TASK GOAL: Leave out the images; return the rest of the data exactly.
□ □ □
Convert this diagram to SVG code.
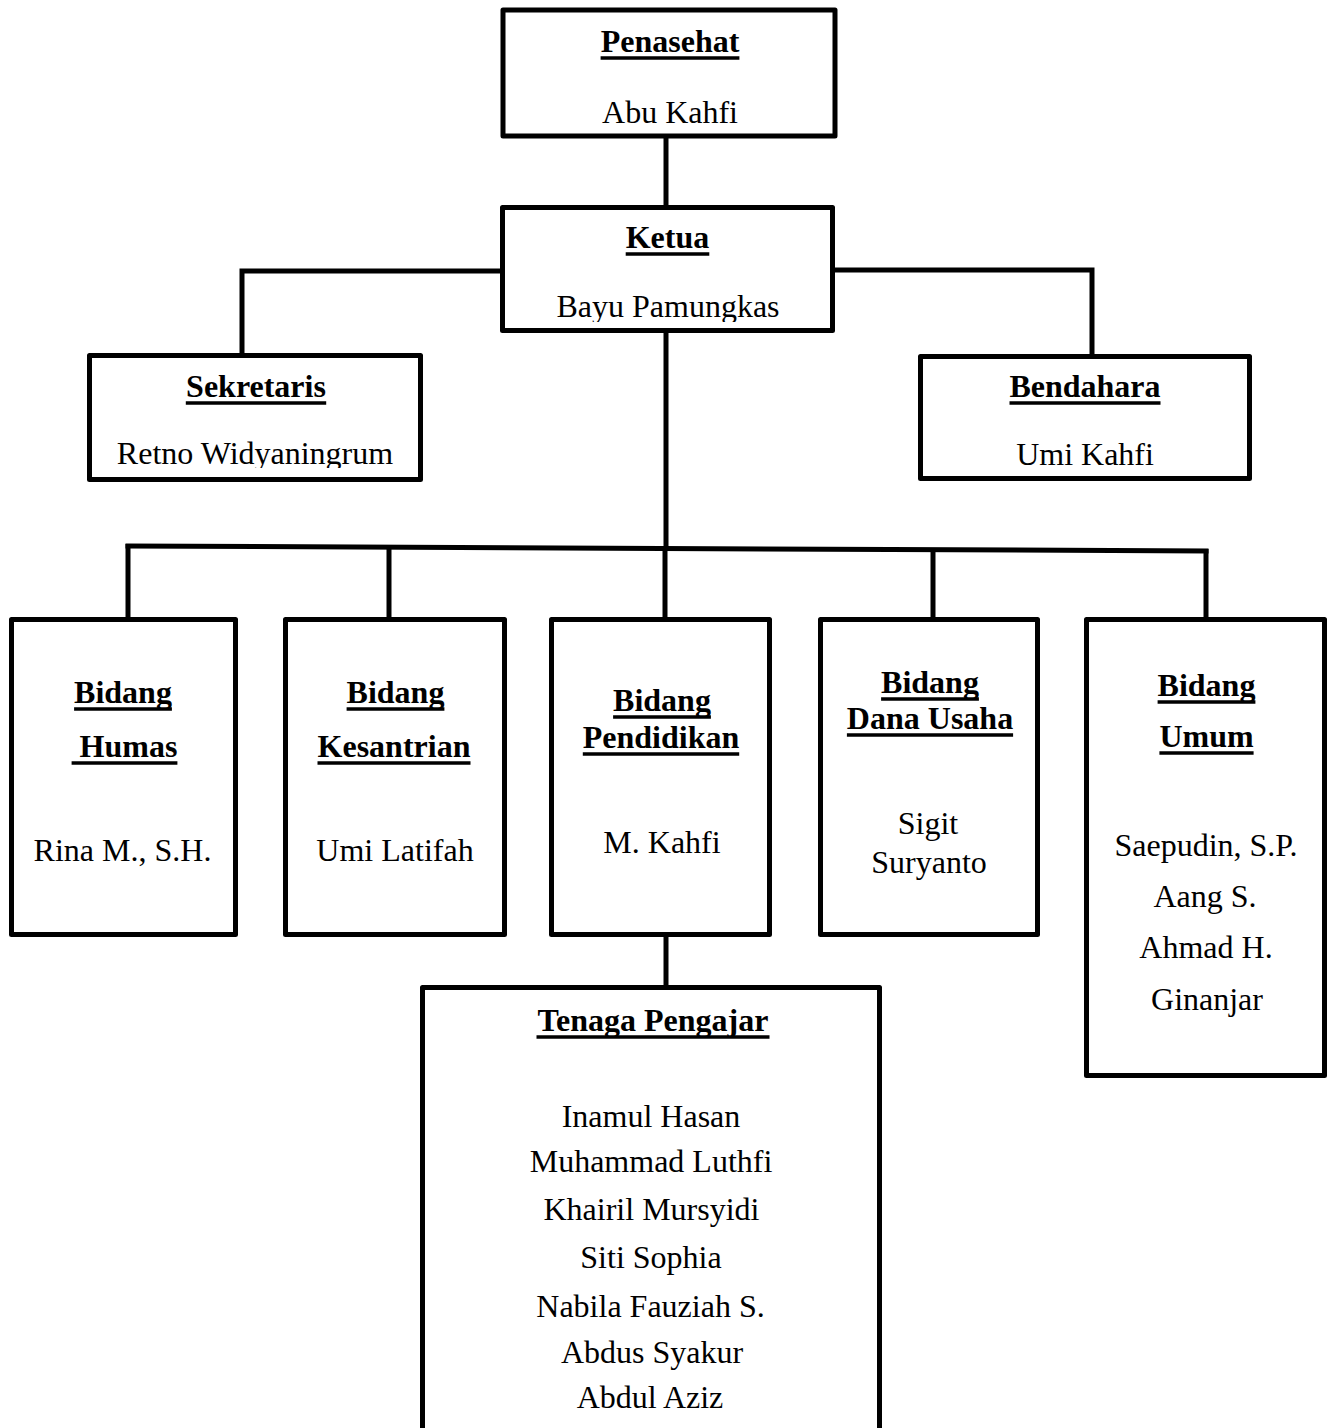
<svg xmlns="http://www.w3.org/2000/svg" width="1330" height="1428" viewBox="0 0 1330 1428">
<style>
.box{fill:#fff;stroke:#000;stroke-width:5;stroke-linejoin:round}
.con{fill:none;stroke:#000;stroke-width:5}
.h{font-family:"Liberation Serif","Times New Roman",serif;font-weight:bold;font-size:32px;fill:#000;text-anchor:middle}
.t{font-family:"Liberation Serif","Times New Roman",serif;font-size:32px;fill:#000;text-anchor:middle}
.ul{stroke:#000;stroke-width:3.5}
</style>
<defs>
<clipPath id="clipKetua"><rect x="500" y="205" width="335" height="117"/></clipPath>
<clipPath id="clipSek"><rect x="87" y="353" width="336" height="115"/></clipPath>
</defs>
<rect width="1330" height="1428" fill="#fff"/>
<g id="connectors">
<line class="con" x1="666" y1="136" x2="666" y2="208"/>
<polyline class="con" points="502,271 242,271 242,356"/>
<polyline class="con" points="833,270 1092,270 1092,356"/>
<line class="con" x1="666" y1="331" x2="666" y2="549"/>
<line class="con" x1="125.5" y1="546" x2="1208.5" y2="551"/>
<line class="con" x1="128" y1="544" x2="128" y2="620"/>
<line class="con" x1="389" y1="547" x2="389" y2="620"/>
<line class="con" x1="665" y1="548" x2="665" y2="620"/>
<line class="con" x1="933" y1="550" x2="933" y2="623"/>
<line class="con" x1="1206" y1="549" x2="1206" y2="624"/>
<line class="con" x1="666" y1="935" x2="666" y2="988"/>
</g>
<g id="penasehat">
<rect class="box" x="503" y="10" width="332" height="126"/>
<text class="h" x="670" y="52">Penasehat</text>
<line class="ul" x1="600.6" y1="58" x2="739.4" y2="58"/>
<text class="t" x="670" y="123">Abu Kahfi</text>
</g>
<g id="ketua">
<rect class="box" x="502.5" y="207.5" width="330" height="123"/>
<text class="h" x="667.5" y="248">Ketua</text>
<line class="ul" x1="625.7" y1="254" x2="709.3" y2="254"/>
<text class="t" x="668" y="317" clip-path="url(#clipKetua)">Bayu Pamungkas</text>
</g>
<g id="sekretaris">
<rect class="box" x="89.5" y="355.5" width="331" height="124"/>
<text class="h" x="256" y="397">Sekretaris</text>
<line class="ul" x1="185.8" y1="403" x2="326.2" y2="403"/>
<text class="t" x="255" y="464" clip-path="url(#clipSek)">Retno Widyaningrum</text>
</g>
<g id="bendahara">
<rect class="box" x="920.5" y="356.5" width="329" height="122"/>
<text class="h" x="1085" y="397">Bendahara</text>
<line class="ul" x1="1009.5" y1="403" x2="1160.5" y2="403"/>
<text class="t" x="1085" y="465">Umi Kahfi</text>
</g>
<g id="bidang-humas">
<rect class="box" x="11.5" y="619.5" width="224" height="315"/>
<text class="h" x="123" y="703">Bidang</text>
<line class="ul" x1="74.1" y1="709" x2="171.9" y2="709"/>
<text class="h" x="124.5" y="757" style="white-space:pre"> Humas</text>
<line class="ul" x1="71.6" y1="763" x2="177.4" y2="763"/>
<text class="t" x="122.5" y="861">Rina M., S.H.</text>
</g>
<g id="bidang-kesantrian">
<rect class="box" x="285.5" y="619.5" width="219" height="315"/>
<text class="h" x="395.5" y="703">Bidang</text>
<line class="ul" x1="346.6" y1="709" x2="444.4" y2="709"/>
<text class="h" x="394" y="757">Kesantrian</text>
<line class="ul" x1="317.5" y1="763" x2="470.5" y2="763"/>
<text class="t" x="395" y="861">Umi Latifah</text>
</g>
<g id="bidang-pendidikan">
<rect class="box" x="551.5" y="619.5" width="218" height="315"/>
<text class="h" x="662" y="711">Bidang</text>
<line class="ul" x1="613.1" y1="717" x2="710.9" y2="717"/>
<text class="h" x="661" y="748">Pendidikan</text>
<line class="ul" x1="582.8" y1="754" x2="739.2" y2="754"/>
<text class="t" x="662" y="853">M. Kahfi</text>
</g>
<g id="bidang-dana-usaha">
<rect class="box" x="820.5" y="619.5" width="217" height="315"/>
<text class="h" x="930" y="693">Bidang</text>
<line class="ul" x1="881.1" y1="699" x2="978.9" y2="699"/>
<text class="h" x="930" y="729">Dana Usaha</text>
<line class="ul" x1="846.9" y1="735" x2="1013.1" y2="735"/>
<text class="t" x="928" y="834">Sigit</text>
<text class="t" x="929" y="873">Suryanto</text>
</g>
<g id="bidang-umum">
<rect class="box" x="1086.5" y="619.5" width="238" height="456"/>
<text class="h" x="1206.5" y="696">Bidang</text>
<line class="ul" x1="1157.6" y1="702" x2="1255.4" y2="702"/>
<text class="h" x="1206.5" y="747">Umum</text>
<line class="ul" x1="1159.4" y1="753" x2="1253.6" y2="753"/>
<text class="t" x="1206" y="856">Saepudin, S.P.</text>
<text class="t" x="1205" y="907">Aang S.</text>
<text class="t" x="1206" y="958">Ahmad H.</text>
<text class="t" x="1207" y="1010">Ginanjar</text>
</g>
<g id="tenaga-pengajar">
<rect class="box" x="422.5" y="987.5" width="457" height="500"/>
<text class="h" x="653" y="1031">Tenaga Pengajar</text>
<line class="ul" x1="536.5" y1="1037" x2="769.5" y2="1037"/>
<text class="t" x="651" y="1127">Inamul Hasan</text>
<text class="t" x="651" y="1172">Muhammad Luthfi</text>
<text class="t" x="651.5" y="1220">Khairil Mursyidi</text>
<text class="t" x="651" y="1268">Siti Sophia</text>
<text class="t" x="650.5" y="1317">Nabila Fauziah S.</text>
<text class="t" x="652" y="1363">Abdus Syakur</text>
<text class="t" x="650" y="1408">Abdul Aziz</text>
</g>
</svg>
□ □ □
EXERCISE ANSWER:
Convert this diagram to SVG code.
<svg xmlns="http://www.w3.org/2000/svg" width="1330" height="1428" viewBox="0 0 1330 1428">
<style>
.box{fill:#fff;stroke:#000;stroke-width:5;stroke-linejoin:round}
.con{fill:none;stroke:#000;stroke-width:5}
.h{font-family:"Liberation Serif","Times New Roman",serif;font-weight:bold;font-size:32px;fill:#000;text-anchor:middle}
.t{font-family:"Liberation Serif","Times New Roman",serif;font-size:32px;fill:#000;text-anchor:middle}
.ul{stroke:#000;stroke-width:3.5}
</style>
<defs>
<clipPath id="clipKetua"><rect x="500" y="205" width="335" height="117"/></clipPath>
<clipPath id="clipSek"><rect x="87" y="353" width="336" height="115"/></clipPath>
</defs>
<rect width="1330" height="1428" fill="#fff"/>
<g id="connectors">
<line class="con" x1="666" y1="136" x2="666" y2="208"/>
<polyline class="con" points="502,271 242,271 242,356"/>
<polyline class="con" points="833,270 1092,270 1092,356"/>
<line class="con" x1="666" y1="331" x2="666" y2="549"/>
<line class="con" x1="125.5" y1="546" x2="1208.5" y2="551"/>
<line class="con" x1="128" y1="544" x2="128" y2="620"/>
<line class="con" x1="389" y1="547" x2="389" y2="620"/>
<line class="con" x1="665" y1="548" x2="665" y2="620"/>
<line class="con" x1="933" y1="550" x2="933" y2="623"/>
<line class="con" x1="1206" y1="549" x2="1206" y2="624"/>
<line class="con" x1="666" y1="935" x2="666" y2="988"/>
</g>
<g id="penasehat">
<rect class="box" x="503" y="10" width="332" height="126"/>
<text class="h" x="670" y="52">Penasehat</text>
<line class="ul" x1="600.6" y1="58" x2="739.4" y2="58"/>
<text class="t" x="670" y="123">Abu Kahfi</text>
</g>
<g id="ketua">
<rect class="box" x="502.5" y="207.5" width="330" height="123"/>
<text class="h" x="667.5" y="248">Ketua</text>
<line class="ul" x1="625.7" y1="254" x2="709.3" y2="254"/>
<text class="t" x="668" y="317" clip-path="url(#clipKetua)">Bayu Pamungkas</text>
</g>
<g id="sekretaris">
<rect class="box" x="89.5" y="355.5" width="331" height="124"/>
<text class="h" x="256" y="397">Sekretaris</text>
<line class="ul" x1="185.8" y1="403" x2="326.2" y2="403"/>
<text class="t" x="255" y="464" clip-path="url(#clipSek)">Retno Widyaningrum</text>
</g>
<g id="bendahara">
<rect class="box" x="920.5" y="356.5" width="329" height="122"/>
<text class="h" x="1085" y="397">Bendahara</text>
<line class="ul" x1="1009.5" y1="403" x2="1160.5" y2="403"/>
<text class="t" x="1085" y="465">Umi Kahfi</text>
</g>
<g id="bidang-humas">
<rect class="box" x="11.5" y="619.5" width="224" height="315"/>
<text class="h" x="123" y="703">Bidang</text>
<line class="ul" x1="74.1" y1="709" x2="171.9" y2="709"/>
<text class="h" x="124.5" y="757" style="white-space:pre"> Humas</text>
<line class="ul" x1="71.6" y1="763" x2="177.4" y2="763"/>
<text class="t" x="122.5" y="861">Rina M., S.H.</text>
</g>
<g id="bidang-kesantrian">
<rect class="box" x="285.5" y="619.5" width="219" height="315"/>
<text class="h" x="395.5" y="703">Bidang</text>
<line class="ul" x1="346.6" y1="709" x2="444.4" y2="709"/>
<text class="h" x="394" y="757">Kesantrian</text>
<line class="ul" x1="317.5" y1="763" x2="470.5" y2="763"/>
<text class="t" x="395" y="861">Umi Latifah</text>
</g>
<g id="bidang-pendidikan">
<rect class="box" x="551.5" y="619.5" width="218" height="315"/>
<text class="h" x="662" y="711">Bidang</text>
<line class="ul" x1="613.1" y1="717" x2="710.9" y2="717"/>
<text class="h" x="661" y="748">Pendidikan</text>
<line class="ul" x1="582.8" y1="754" x2="739.2" y2="754"/>
<text class="t" x="662" y="853">M. Kahfi</text>
</g>
<g id="bidang-dana-usaha">
<rect class="box" x="820.5" y="619.5" width="217" height="315"/>
<text class="h" x="930" y="693">Bidang</text>
<line class="ul" x1="881.1" y1="699" x2="978.9" y2="699"/>
<text class="h" x="930" y="729">Dana Usaha</text>
<line class="ul" x1="846.9" y1="735" x2="1013.1" y2="735"/>
<text class="t" x="928" y="834">Sigit</text>
<text class="t" x="929" y="873">Suryanto</text>
</g>
<g id="bidang-umum">
<rect class="box" x="1086.5" y="619.5" width="238" height="456"/>
<text class="h" x="1206.5" y="696">Bidang</text>
<line class="ul" x1="1157.6" y1="702" x2="1255.4" y2="702"/>
<text class="h" x="1206.5" y="747">Umum</text>
<line class="ul" x1="1159.4" y1="753" x2="1253.6" y2="753"/>
<text class="t" x="1206" y="856">Saepudin, S.P.</text>
<text class="t" x="1205" y="907">Aang S.</text>
<text class="t" x="1206" y="958">Ahmad H.</text>
<text class="t" x="1207" y="1010">Ginanjar</text>
</g>
<g id="tenaga-pengajar">
<rect class="box" x="422.5" y="987.5" width="457" height="500"/>
<text class="h" x="653" y="1031">Tenaga Pengajar</text>
<line class="ul" x1="536.5" y1="1037" x2="769.5" y2="1037"/>
<text class="t" x="651" y="1127">Inamul Hasan</text>
<text class="t" x="651" y="1172">Muhammad Luthfi</text>
<text class="t" x="651.5" y="1220">Khairil Mursyidi</text>
<text class="t" x="651" y="1268">Siti Sophia</text>
<text class="t" x="650.5" y="1317">Nabila Fauziah S.</text>
<text class="t" x="652" y="1363">Abdus Syakur</text>
<text class="t" x="650" y="1408">Abdul Aziz</text>
</g>
</svg>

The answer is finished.